News / Marvin Rees
Rees says media fails to cover less ‘glamorous’ stories
Marvin Rees has blamed the missing “glamour” from the Colston Hall’s renaming as a primary reason for its lack of media coverage compared to the toppling of the Colston statue.
According to the former journalist and former mayor, who continues to promote his recently published memoir, media coverage dictates what the public is more likely to be interested in which usually means “the story is the drama”.
In a radio interview, Rees said that he and his administration saw a wave of “attention” coming their way when the Edward Colston statue was toppled in June 2020 by Black Live Matter protesters. But he told BBC Radio Five Live listeners that things were considerably different when the Colston Hall was renamed Bristol Beacon.
is needed now More than ever

Former mayor Marvin Rees and former deputy mayors Asher Craig and Craig Cheney with former Beacon CEO Louise Mitchell at the unveiling of a plaque marking the city council’s contribution to the reopening of the Beacon – photo: Ellie Pipe
Joining Matt Chorley on Monday afternoon, Rees said: “We got a lot of attention because the statue was pulled down, rolled through the city and thrown into the harbour.
“And a number of people said: ‘Look at this we’re getting rid of the name of the slave trader.’
“But very few stories at that time were told about the Colston Hall being named Bristol Beacon.

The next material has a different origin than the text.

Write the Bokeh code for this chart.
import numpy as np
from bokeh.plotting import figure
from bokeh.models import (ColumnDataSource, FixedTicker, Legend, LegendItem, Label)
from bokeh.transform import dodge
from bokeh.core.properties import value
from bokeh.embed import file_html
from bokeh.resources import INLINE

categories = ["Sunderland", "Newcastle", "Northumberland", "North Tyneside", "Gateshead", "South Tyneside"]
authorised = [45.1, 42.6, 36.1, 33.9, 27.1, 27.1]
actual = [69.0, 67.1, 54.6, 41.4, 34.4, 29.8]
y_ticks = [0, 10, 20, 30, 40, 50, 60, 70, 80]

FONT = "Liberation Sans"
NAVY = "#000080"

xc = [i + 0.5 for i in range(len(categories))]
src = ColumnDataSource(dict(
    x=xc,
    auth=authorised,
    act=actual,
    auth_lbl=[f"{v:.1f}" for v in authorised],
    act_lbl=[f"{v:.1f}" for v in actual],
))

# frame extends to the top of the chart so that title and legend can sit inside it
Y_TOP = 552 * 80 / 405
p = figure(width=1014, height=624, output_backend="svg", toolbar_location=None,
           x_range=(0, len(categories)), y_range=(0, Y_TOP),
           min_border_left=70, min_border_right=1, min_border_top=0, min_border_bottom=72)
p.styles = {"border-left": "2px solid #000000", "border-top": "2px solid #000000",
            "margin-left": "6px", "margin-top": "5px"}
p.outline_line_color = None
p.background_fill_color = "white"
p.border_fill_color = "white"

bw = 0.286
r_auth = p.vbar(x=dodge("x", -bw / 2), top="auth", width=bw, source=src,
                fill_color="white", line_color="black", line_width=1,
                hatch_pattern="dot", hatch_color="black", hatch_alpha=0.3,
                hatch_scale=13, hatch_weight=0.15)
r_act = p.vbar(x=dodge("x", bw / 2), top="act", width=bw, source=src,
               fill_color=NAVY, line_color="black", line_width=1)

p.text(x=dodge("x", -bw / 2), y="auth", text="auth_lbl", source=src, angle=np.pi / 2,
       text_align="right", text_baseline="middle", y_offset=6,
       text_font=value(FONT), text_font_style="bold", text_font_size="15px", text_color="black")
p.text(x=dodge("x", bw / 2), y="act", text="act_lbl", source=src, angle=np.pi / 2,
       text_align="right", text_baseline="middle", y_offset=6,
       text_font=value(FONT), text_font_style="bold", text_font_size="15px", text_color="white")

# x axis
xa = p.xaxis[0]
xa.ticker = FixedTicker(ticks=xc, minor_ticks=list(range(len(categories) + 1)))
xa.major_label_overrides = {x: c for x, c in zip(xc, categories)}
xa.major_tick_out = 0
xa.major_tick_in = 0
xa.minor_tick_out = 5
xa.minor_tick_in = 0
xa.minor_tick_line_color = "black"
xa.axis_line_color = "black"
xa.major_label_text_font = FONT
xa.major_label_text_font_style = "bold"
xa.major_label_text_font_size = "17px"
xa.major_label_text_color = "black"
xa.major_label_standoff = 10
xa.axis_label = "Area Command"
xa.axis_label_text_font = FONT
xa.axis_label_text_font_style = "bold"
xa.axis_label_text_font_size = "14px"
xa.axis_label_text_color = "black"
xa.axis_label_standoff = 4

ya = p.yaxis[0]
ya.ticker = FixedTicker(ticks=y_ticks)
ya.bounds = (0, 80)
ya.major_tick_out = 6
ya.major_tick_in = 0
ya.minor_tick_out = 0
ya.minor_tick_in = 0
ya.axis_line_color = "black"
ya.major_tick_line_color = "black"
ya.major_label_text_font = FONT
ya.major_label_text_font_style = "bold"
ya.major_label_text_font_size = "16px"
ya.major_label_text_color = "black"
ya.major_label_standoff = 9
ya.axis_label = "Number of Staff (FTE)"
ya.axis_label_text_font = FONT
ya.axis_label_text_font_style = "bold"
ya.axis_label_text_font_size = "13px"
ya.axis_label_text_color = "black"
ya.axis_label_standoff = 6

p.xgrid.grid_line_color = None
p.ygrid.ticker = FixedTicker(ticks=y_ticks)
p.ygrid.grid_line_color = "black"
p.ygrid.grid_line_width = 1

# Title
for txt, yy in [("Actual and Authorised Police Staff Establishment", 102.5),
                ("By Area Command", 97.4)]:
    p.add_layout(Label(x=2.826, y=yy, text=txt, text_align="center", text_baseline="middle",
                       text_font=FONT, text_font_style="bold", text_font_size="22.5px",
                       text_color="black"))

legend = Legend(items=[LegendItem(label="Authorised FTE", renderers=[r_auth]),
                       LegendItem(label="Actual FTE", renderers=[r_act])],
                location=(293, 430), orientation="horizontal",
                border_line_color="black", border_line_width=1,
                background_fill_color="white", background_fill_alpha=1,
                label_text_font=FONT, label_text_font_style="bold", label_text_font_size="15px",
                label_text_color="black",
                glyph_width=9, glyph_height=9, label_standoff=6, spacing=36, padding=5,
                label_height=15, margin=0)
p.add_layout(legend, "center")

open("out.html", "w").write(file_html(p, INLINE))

“There was no one telling the story of the Bristol Beacon, well because it did not happen in a very glamorous, dramatic way…
“The story was not about the name – whether or not we were making progress on race and race equality and our complex history – but the story was the drama.”

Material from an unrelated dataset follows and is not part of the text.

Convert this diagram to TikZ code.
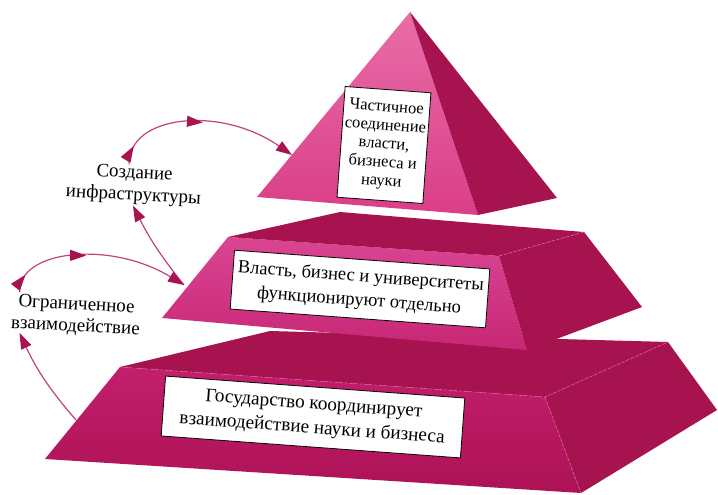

Rees was followed by a camera crew in the days following the toppling of the Colston statue resulting in the BBC Two documentary, Statue Wars.
During his interview with Chorley, Bristol’s last-ever mayor also compared his time in governance to boxing, saying that “being in the line of fire” always makes it more difficult than viewing it as an outsider.

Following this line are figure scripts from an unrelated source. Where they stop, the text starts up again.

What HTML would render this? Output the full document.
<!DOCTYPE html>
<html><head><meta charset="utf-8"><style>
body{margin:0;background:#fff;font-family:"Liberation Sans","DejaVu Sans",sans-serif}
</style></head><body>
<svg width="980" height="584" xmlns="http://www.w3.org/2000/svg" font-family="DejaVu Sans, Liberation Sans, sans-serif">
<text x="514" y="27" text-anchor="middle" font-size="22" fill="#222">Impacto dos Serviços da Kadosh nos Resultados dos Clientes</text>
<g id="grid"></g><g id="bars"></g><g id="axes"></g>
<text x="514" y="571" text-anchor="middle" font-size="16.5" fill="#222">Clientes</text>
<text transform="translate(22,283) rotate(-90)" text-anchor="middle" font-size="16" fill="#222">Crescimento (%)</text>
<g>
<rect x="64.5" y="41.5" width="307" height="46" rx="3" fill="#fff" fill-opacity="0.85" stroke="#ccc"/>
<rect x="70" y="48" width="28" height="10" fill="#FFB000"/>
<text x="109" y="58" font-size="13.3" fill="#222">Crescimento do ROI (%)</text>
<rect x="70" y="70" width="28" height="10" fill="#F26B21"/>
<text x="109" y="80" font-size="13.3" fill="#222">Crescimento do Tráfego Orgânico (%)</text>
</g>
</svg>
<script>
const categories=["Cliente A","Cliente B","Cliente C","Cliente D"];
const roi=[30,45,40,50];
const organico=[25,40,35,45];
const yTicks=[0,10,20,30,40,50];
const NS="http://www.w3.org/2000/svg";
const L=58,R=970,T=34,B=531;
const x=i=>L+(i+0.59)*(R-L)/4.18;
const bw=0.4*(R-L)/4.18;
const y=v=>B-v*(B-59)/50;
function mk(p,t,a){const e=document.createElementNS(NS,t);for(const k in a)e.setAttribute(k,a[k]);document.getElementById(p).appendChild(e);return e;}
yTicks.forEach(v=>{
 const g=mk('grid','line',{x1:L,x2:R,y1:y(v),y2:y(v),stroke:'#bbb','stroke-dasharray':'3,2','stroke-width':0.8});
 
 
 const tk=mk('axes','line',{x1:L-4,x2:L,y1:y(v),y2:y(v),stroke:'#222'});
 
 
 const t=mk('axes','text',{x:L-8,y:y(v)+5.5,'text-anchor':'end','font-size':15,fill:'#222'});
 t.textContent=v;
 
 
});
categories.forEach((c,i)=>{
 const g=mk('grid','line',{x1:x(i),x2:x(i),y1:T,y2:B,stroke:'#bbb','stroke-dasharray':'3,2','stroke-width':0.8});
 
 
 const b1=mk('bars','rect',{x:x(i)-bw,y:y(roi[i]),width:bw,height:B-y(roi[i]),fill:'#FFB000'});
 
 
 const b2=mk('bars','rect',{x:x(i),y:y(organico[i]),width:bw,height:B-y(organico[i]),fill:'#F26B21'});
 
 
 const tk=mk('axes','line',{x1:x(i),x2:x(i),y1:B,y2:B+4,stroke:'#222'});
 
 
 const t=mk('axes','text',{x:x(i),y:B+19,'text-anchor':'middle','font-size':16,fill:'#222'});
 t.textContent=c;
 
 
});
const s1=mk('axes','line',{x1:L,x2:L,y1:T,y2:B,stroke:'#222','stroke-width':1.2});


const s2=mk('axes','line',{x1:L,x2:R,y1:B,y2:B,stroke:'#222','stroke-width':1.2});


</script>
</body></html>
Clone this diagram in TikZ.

He said: “There is no substitute for doing it.
“I used to box. You can all watch a boxing match, and understand that it’s hard.
“But when you step in the ring, you understand how hard it actually is.”
Talking about his recently released book, Let’s See What Happens, that chronicles his journey to being the first elected mayor of a Black-African heritage of a major European city, Rees said: “I carry a number of things at the same time. I carry an impostor syndrome but at the same time, I have quite a belligerence.
“And part of it comes from feeling an outrage of not being welcomed in some places. Even if it is not me, people like me.
“I was talking to a friend of mine a few years ago – I did put in the book – that when I got to university some of the white kids, called the ‘posh kids’ from the ‘posh schools’, would make Black jokes.
“I used to feel inferior to some of these kids.
“That kind of experience and indignation leaves me to hold an impostor syndrome, alongside of a kind of belligerence around, ‘no I can be here’, and I have evidence and resilience in overcoming to be here.”